_Records supplied_.
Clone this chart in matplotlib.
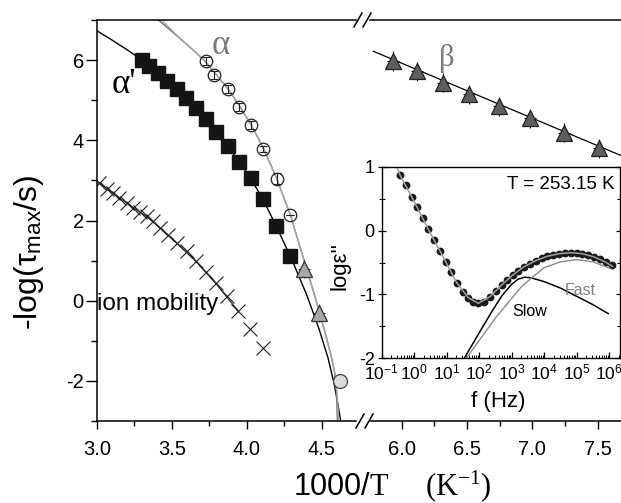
import numpy as np
import matplotlib.pyplot as plt
from matplotlib.lines import Line2D
from matplotlib.ticker import MultipleLocator, LogLocator, NullFormatter

plt.rcParams['font.family'] = ['Liberation Sans', 'DejaVu Sans']
plt.rcParams['axes.unicode_minus'] = False
plt.rcParams['mathtext.fontset'] = 'custom'
plt.rcParams['mathtext.rm'] = 'Liberation Serif'
plt.rcParams['mathtext.it'] = 'Liberation Serif:italic'

# ---- main panel data (x = 1000/T, y = -log tau) ----
sq_x = [3.298, 3.349, 3.404, 3.469, 3.531, 3.591, 3.658, 3.727, 3.791, 3.871,
        3.947, 4.025, 4.109, 4.192, 4.287]
sq_y = [6.00, 5.86, 5.67, 5.48, 5.28, 5.05, 4.80, 4.53, 4.21, 3.86,
        3.47, 3.05, 2.53, 1.86, 1.12]

circ_x = [3.724, 3.780, 3.875, 3.949, 4.027, 4.109, 4.198, 4.287]
circ_y = [5.97, 5.63, 5.28, 4.84, 4.38, 3.79, 3.04, 2.14]
circ_err = [0.10, 0.10, 0.10, 0.10, 0.10, 0.08, 0.14, 0.0]

tri_left_x = [4.382, 4.482]
tri_left_y = [0.79, -0.31]
gray_circ_x = [4.62]
gray_circ_y = [-2.0]

beta_x = [5.936, 6.12, 6.314, 6.517, 6.747, 6.982, 7.244, 7.512]
beta_y = [5.98, 5.72, 5.44, 5.15, 4.85, 4.55, 4.19, 3.80]
beta_line_x = [5.783, 7.678]
beta_line_y = [6.22, 3.62]

ion_x = [3.015, 3.065, 3.105, 3.149, 3.198, 3.242, 3.287, 3.331, 3.375, 3.420,
         3.473, 3.531, 3.597, 3.660, 3.727, 3.793, 3.867, 3.940, 4.020, 4.109]
ion_y = [2.94, 2.79, 2.69, 2.57, 2.44, 2.32, 2.21, 2.11, 1.98, 1.82,
         1.63, 1.44, 1.23, 0.98, 0.71, 0.43, 0.11, -0.25, -0.70, -1.18]
ion_line_x = [3.00, 3.065, 3.149, 3.242, 3.331, 3.420, 3.531, 3.660, 3.793, 3.940]
ion_line_y = [2.98, 2.80, 2.57, 2.32, 2.10, 1.82, 1.44, 0.98, 0.43, -0.25]

# fitted curves
ap_line_x = [3.00, 3.10, 3.20, 3.30, 3.40, 3.50, 3.60, 3.70, 3.80, 3.90,
             4.00, 4.10, 4.20, 4.30, 4.40, 4.48, 4.54, 4.58, 4.605, 4.625]
ap_line_y = [6.73, 6.50, 6.26, 6.00, 5.69, 5.38, 5.02, 4.64, 4.18, 3.71,
             3.19, 2.58, 1.82, 1.02, 0.13, -0.70, -1.42, -2.05, -2.55, -3.0]

a_line_x = [3.41, 3.55, 3.65, 3.72, 3.80, 3.88, 3.95, 4.03, 4.11, 4.20,
            4.29, 4.38, 4.44, 4.487, 4.53, 4.564, 4.585, 4.597, 4.603]
a_line_y = [7.00, 6.55, 6.22, 5.97, 5.62, 5.25, 4.86, 4.37, 3.80, 3.03,
            2.13, 1.02, 0.28, -0.33, -0.92, -1.42, -1.80, -2.30, -3.0]
a_line2_x = [3.43, 3.56, 3.66, 3.725, 3.80, 3.88, 3.95, 4.03, 4.11, 4.20,
             4.29, 4.38, 4.44, 4.487, 4.53, 4.565, 4.588, 4.602, 4.612]
a_line2_y = [7.00, 6.52, 6.19, 5.96, 5.62, 5.25, 4.86, 4.37, 3.80, 3.03,
             2.13, 1.00, 0.26, -0.35, -0.95, -1.45, -1.85, -2.35, -3.0]

# ---- inset data (log10 f, log eps'') ----
dot_logf = [-0.437, -0.252, -0.077, 0.095, 0.262, 0.434, 0.609, 0.794, 0.969, 1.132,
            1.308, 1.492, 1.665, 1.818, 1.972, 2.148, 2.332, 2.508, 2.692, 2.865,
            3.031, 3.203, 3.378, 3.563, 3.738, 3.923, 4.095, 4.280, 4.455, 4.640,
            4.815, 5.000, 5.172, 5.357, 5.532, 5.717, 5.892, 6.077]
dot_eps = [0.87, 0.713, 0.530, 0.364, 0.192, 0.020, -0.148, -0.315, -0.487, -0.654,
           -0.816, -0.957, -1.051, -1.114, -1.139, -1.114, -1.035, -0.941, -0.852, -0.774,
           -0.696, -0.628, -0.566, -0.520, -0.472, -0.435, -0.402, -0.378, -0.362, -0.350,
           -0.346, -0.350, -0.362, -0.383, -0.413, -0.452, -0.495, -0.545]
fit_logf = [-0.54, -0.437, -0.077, 0.434, 0.969, 1.308, 1.665, 1.972, 2.332, 2.692,
            3.031, 3.378, 3.738, 4.095, 4.455, 4.815, 5.172, 5.532, 5.892, 6.10]
fit_eps = [1.0, 0.87, 0.530, 0.020, -0.487, -0.816, -1.051, -1.139, -1.035, -0.852,
           -0.696, -0.566, -0.472, -0.402, -0.362, -0.346, -0.362, -0.413, -0.495, -0.56]
slow_logf = [1.54, 2.0, 2.4, 2.7, 3.0, 3.2, 3.4, 3.6, 4.0, 4.5, 5.0, 5.5, 5.97]
slow_eps = [-2.0, -1.60, -1.26, -1.02, -0.84, -0.76, -0.73, -0.74, -0.80, -0.90,
            -1.03, -1.16, -1.30]
fast_logf = [1.60, 2.0, 2.5, 3.0, 3.3, 3.66, 4.0, 4.5, 5.0, 5.5, 6.02]
fast_eps = [-2.0, -1.72, -1.37, -1.06, -0.88, -0.72, -0.58, -0.49, -0.455, -0.49, -0.59]

W, H = 621, 503


def fbox(x0, y0, x1, y1):
    return [x0 / W, 1 - y1 / H, (x1 - x0) / W, (y1 - y0) / H]


fig = plt.figure(figsize=(W / 100, H / 100), dpi=100)
ax1 = fig.add_axes(fbox(97, 20, 356, 421))
ax2 = fig.add_axes(fbox(370, 20, 621, 421))
axi = fig.add_axes(fbox(381.7, 166.7, 620, 358.3))

for ax in (ax1, ax2):
    ax.set_ylim(-3, 7)
    ax.xaxis.set_major_locator(MultipleLocator(0.5))
    ax.xaxis.set_minor_locator(MultipleLocator(0.25))
    ax.spines['right'].set_visible(False)
    for s in ax.spines.values():
        s.set_linewidth(1.1)
    ax.tick_params(axis='x', which='major', direction='out', length=6, width=1,
                   labelsize=14.5, pad=8)
    ax.tick_params(axis='x', which='minor', direction='out', length=3.5, width=1)

ax1.set_xlim(3.0, 4.727)
ax2.set_xlim(5.7575, 7.678)
ax1.yaxis.set_major_locator(MultipleLocator(2))
ax1.yaxis.set_minor_locator(MultipleLocator(1))
ax1.tick_params(axis='y', which='major', direction='out', length=8, width=1,
                labelsize=14.5, pad=1.5)
ax1.tick_params(axis='y', which='minor', direction='out', length=4, width=1)
ax2.spines['left'].set_visible(False)
ax2.tick_params(axis='y', which='both', left=False, labelleft=False)

# main panel marks
ax1.plot(ion_line_x, ion_line_y, color='#333333', lw=1.0)
ax1.plot(ion_x, ion_y, 'x', color='#222222', ms=10, mew=0.8)
ax1.plot(ap_line_x, ap_line_y, color='black', lw=1.0)
ax1.plot(a_line_x, a_line_y, color='#6e6e6e', lw=1.0)
ax1.plot(a_line2_x, a_line2_y, color='#a8a8a8', lw=1.0)
ax1.plot(sq_x, sq_y, 's', color='#151515', ms=9.5)
ax1.plot(circ_x, circ_y, 'o', mfc='none', mec='#222222', ms=9, mew=0.9)
ax1.errorbar(circ_x, circ_y, yerr=circ_err, fmt='none', ecolor='#222222',
             elinewidth=0.8, capsize=3, capthick=0.8)
ax1.errorbar(tri_left_x, tri_left_y, yerr=0.22, fmt='^', ms=11.5, mfc='#a8a8a8',
             mec='#333333', mew=0.9, ecolor='#222222', elinewidth=0.8, capsize=0)
ax1.plot(tri_left_x, tri_left_y, '_', color='#222222', ms=9, mew=0.8)
ax1.plot(gray_circ_x, gray_circ_y, 'o', mfc='#dcdcdc', mec='#444444', ms=10, mew=0.9)

ax2.plot(beta_line_x, beta_line_y, color='black', lw=0.9)
ax2.errorbar(beta_x, beta_y, yerr=0.24, fmt='^', ms=11.5, mfc='#5e5e5e',
             mec='#222222', mew=0.9, ecolor='#111111', elinewidth=0.8, capsize=0)
ax2.plot(beta_x, beta_y, '_', color='#111111', ms=9, mew=0.8)

ax1.text(3.825, 6.36, '\u03b1', color='#7a7a7a', fontsize=25,
         family='Liberation Serif', ha='center', va='center')
ax1.text(3.18, 5.40, "\u03b1'", color='black', fontsize=25,
         family='Liberation Serif', ha='center', va='center')
ax2.text(6.344, 6.05, '\u03b2', color='#7a7a7a', fontsize=22,
         family='Liberation Serif', ha='center', va='center')
ax1.text(3.0, -0.225, 'ion mobility', fontsize=17.5, ha='left', va='baseline')

# inset
axi.set_xscale('log')
axi.set_xlim(0.1, 2.15e6)
axi.set_ylim(-2, 1)
axi.plot(10 ** np.array(dot_logf), dot_eps, 'o', color='#1a1a1a', ms=4.6)
axi.plot(10 ** np.array(fit_logf), fit_eps, color='#a0a0a0', lw=1.1)
axi.plot(10 ** np.array(slow_logf), slow_eps, color='black', lw=1.1)
axi.plot(10 ** np.array(fast_logf), fast_eps, color='#8a8a8a', lw=1.0)
axi.xaxis.set_major_locator(LogLocator(base=10, numticks=20))
axi.xaxis.set_minor_locator(LogLocator(base=10, subs=np.arange(2, 10), numticks=20))
axi.xaxis.set_minor_formatter(NullFormatter())
axi.yaxis.set_major_locator(MultipleLocator(1))
axi.yaxis.set_minor_locator(MultipleLocator(0.5))
axi.tick_params(axis='x', which='major', direction='in', length=4, width=0.9,
                labelsize=12.5, pad=3)
axi.tick_params(axis='x', which='minor', direction='in', length=2, width=0.7)
axi.tick_params(axis='y', which='major', direction='inout', length=6, width=0.9,
                labelsize=13, pad=2, right=True)
axi.tick_params(axis='y', which='minor', direction='inout', length=4, width=0.8,
                right=True)
for s in axi.spines.values():
    s.set_linewidth(1.0)
axi.text(0.7516, 0.9045, 'T = 253.15 K', transform=axi.transAxes, fontsize=13.5,
         ha='center', va='center')
axi.text(0.832, 0.356, 'Fast', transform=axi.transAxes, fontsize=11.5,
         color='#808080', ha='center', va='center')
axi.text(0.622, 0.246, 'Slow', transform=axi.transAxes, fontsize=11.5,
         color='black', ha='center', va='center')
fig.text(498 / W, 1 - 401 / H, 'f (Hz)', fontsize=16, ha='center', va='center')
fig.text(339.5 / W, 1 - 266 / H, "log\u03b5''", fontsize=16, rotation=90,
         ha='center', va='center')

# axis labels
fig.text(29 / W, 1 - 252 / H, '-log(\u03c4$_{\\mathregular{max}}$/s)', fontsize=23,
         rotation=90, ha='center', va='center')
fig.text(293 / W, 1 - 495 / H, r'1000/$\mathrm{T}$', fontsize=22,
         ha='left', va='baseline')
fig.text(425 / W, 1 - 495 / H, r'$\mathrm{(K^{-1})}$', fontsize=22,
         ha='left', va='baseline')

# axis break marks
for x0, y0 in [(354, 20), (363, 20), (356, 421), (365, 421)]:
    fig.add_artist(Line2D([x0 / W, (x0 + 8) / W], [1 - (y0 + 7) / H, 1 - (y0 - 7) / H],
                          transform=fig.transFigure, color='black', lw=1.1))

fig.savefig('out.png', dpi=100)
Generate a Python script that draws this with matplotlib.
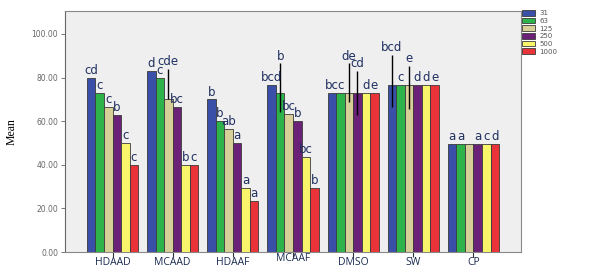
import matplotlib.pyplot as plt
import numpy as np

groups = ['HDAAD', 'MCAAD', 'HDAAF', 'MCAAF', 'DMSO', 'SW', 'CP']
doses = ['31', '63', '125', '250', '500', '1000']
colors = ['#3a50a8', '#2db34a', '#d6cf97', '#6b2178', '#f8f56b', '#ea3339']

# mean per group, one column per dose
means = np.array([
    [80, 73, 66.5, 63, 50, 40],
    [83, 80, 70, 66.5, 40, 40],
    [70, 60, 56.5, 50, 29.5, 23.5],
    [76.5, 73, 63.5, 60, 43.5, 29.5],
    [73, 73, 73, 73, 73, 73],
    [76.5, 76.5, 76.5, 76.5, 76.5, 76.5],
    [49.5, 49.5, 49.5, 49.5, 49.5, 49.5],
])

# visible error bar parts (upper / lower)
err_up = np.array([
    [0, 0, 0, 0, 0, 0],
    [0, 0, 14, 0, 0, 0],
    [0, 0, 0, 0, 0, 0],
    [0, 13.5, 0, 0, 0, 0],
    [0, 0, 13.5, 10, 0, 0],
    [14, 0, 9, 0, 0, 0],
    [0, 0, 0, 0, 0, 0],
])
err_dn = np.array([
    [0, 0, 0, 0, 0, 0],
    [0, 0, 0, 0, 0, 0],
    [0, 0, 0, 0, 0, 0],
    [0, 9, 0, 0, 0, 0],
    [0, 0, 4, 10, 0, 0],
    [10, 0, 11, 0, 0, 0],
    [0, 0, 0, 0, 0, 0],
])

letters = [
    ['cd', 'c', 'c', 'b', 'c', 'c'],
    ['d', 'c', 'cde', 'bc', 'b', 'c'],
    ['b', 'b', 'ab', 'a', 'a', 'a'],
    ['bcd', 'b', 'bc', 'b', 'bc', 'b'],
    ['bc', 'c', 'de', 'cd', 'd', 'e'],
    ['bcd', 'c', 'e', 'd', 'd', 'e'],
    ['a', 'a', '', 'a', 'c', 'd'],
]

fig = plt.figure(figsize=(5.89, 2.68), dpi=100)
ax = fig.add_axes([65 / 589, 16 / 268, 456 / 589, 241 / 268])
ax.set_facecolor('#efefef')

x = np.arange(len(groups))
w = 0.85 / len(doses)
handles = []
for j, d in enumerate(doses):
    xs = x + (j - 2.5) * w
    b = ax.bar(xs, means[:, j], width=w, color=colors[j],
               edgecolor='#3a3a3a', linewidth=0.6, label=d, zorder=2)
    handles.append(b)
    for i in range(len(groups)):
        if err_up[i, j] or err_dn[i, j]:
            ax.vlines(xs[i], means[i, j] - err_dn[i, j], means[i, j] + err_up[i, j],
                      color='black', linewidth=1, zorder=3)
        if letters[i][j]:
            ax.text(xs[i], means[i, j] + err_up[i, j] + 0.3, letters[i][j],
                    ha='center', va='bottom', fontsize=8.5, color='#1f2f5f',
                    family='DejaVu Sans', zorder=4)

ax.set_xlim(-0.79, 6.79)
ax.set_ylim(0, 110.5)
ax.set_yticks([0, 20, 40, 60, 80, 100])
ax.set_yticklabels(['0.00', '20.00', '40.00', '60.00', '80.00', '100.00'],
                   fontsize=5.5, color='#666666')
ax.set_xticks(x)
ax.set_xticklabels(groups, fontsize=7.5, family='Open Sans', color='#1a2a50')
ax.tick_params(axis='y', length=3, width=0.7, color='#777777', pad=2)
ax.tick_params(axis='x', length=3.5, width=0.8, color='#333333', pad=0)
ax.get_xticklabels()[3].set_y(0.015)
ax.set_ylabel('Mean', family='Liberation Serif', fontsize=8.5, labelpad=10)
for s in ax.spines.values():
    s.set_color('#888888')
    s.set_linewidth(0.8)
ax.spines['left'].set_color('#666666')

fig.legend(handles=handles, labels=doses, loc='upper left',
           bbox_to_anchor=(522 / 589, 1 - 10 / 268), frameon=False,
           fontsize=5, labelspacing=0.2, handlelength=1.9, handleheight=0.9,
           handletextpad=0.6, borderpad=0, borderaxespad=0, labelcolor='#555555')

fig.savefig('out.png', dpi=100)
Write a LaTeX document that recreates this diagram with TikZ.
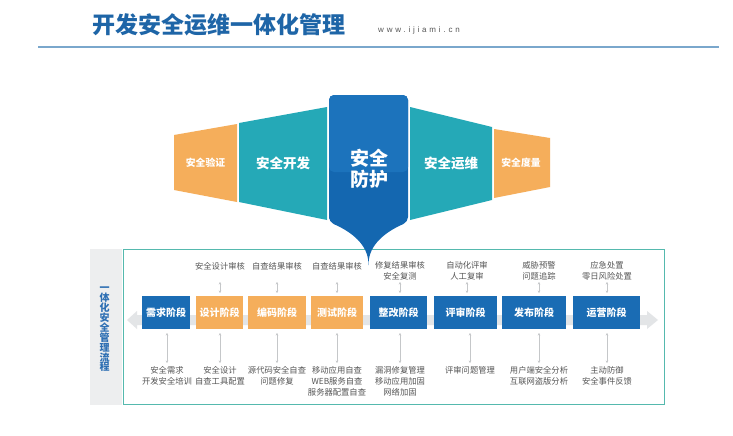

_The exercise_.
Pictures excluded, repeat the records exactly from their opening line through the line containing "beta_line_y = [6.22, 3.62]".

_The reply_.
Clone this chart in matplotlib.
import numpy as np
import matplotlib.pyplot as plt
from matplotlib.lines import Line2D
from matplotlib.ticker import MultipleLocator, LogLocator, NullFormatter

plt.rcParams['font.family'] = ['Liberation Sans', 'DejaVu Sans']
plt.rcParams['axes.unicode_minus'] = False
plt.rcParams['mathtext.fontset'] = 'custom'
plt.rcParams['mathtext.rm'] = 'Liberation Serif'
plt.rcParams['mathtext.it'] = 'Liberation Serif:italic'

# ---- main panel data (x = 1000/T, y = -log tau) ----
sq_x = [3.298, 3.349, 3.404, 3.469, 3.531, 3.591, 3.658, 3.727, 3.791, 3.871,
        3.947, 4.025, 4.109, 4.192, 4.287]
sq_y = [6.00, 5.86, 5.67, 5.48, 5.28, 5.05, 4.80, 4.53, 4.21, 3.86,
        3.47, 3.05, 2.53, 1.86, 1.12]

circ_x = [3.724, 3.780, 3.875, 3.949, 4.027, 4.109, 4.198, 4.287]
circ_y = [5.97, 5.63, 5.28, 4.84, 4.38, 3.79, 3.04, 2.14]
circ_err = [0.10, 0.10, 0.10, 0.10, 0.10, 0.08, 0.14, 0.0]

tri_left_x = [4.382, 4.482]
tri_left_y = [0.79, -0.31]
gray_circ_x = [4.62]
gray_circ_y = [-2.0]

beta_x = [5.936, 6.12, 6.314, 6.517, 6.747, 6.982, 7.244, 7.512]
beta_y = [5.98, 5.72, 5.44, 5.15, 4.85, 4.55, 4.19, 3.80]
beta_line_x = [5.783, 7.678]
beta_line_y = [6.22, 3.62]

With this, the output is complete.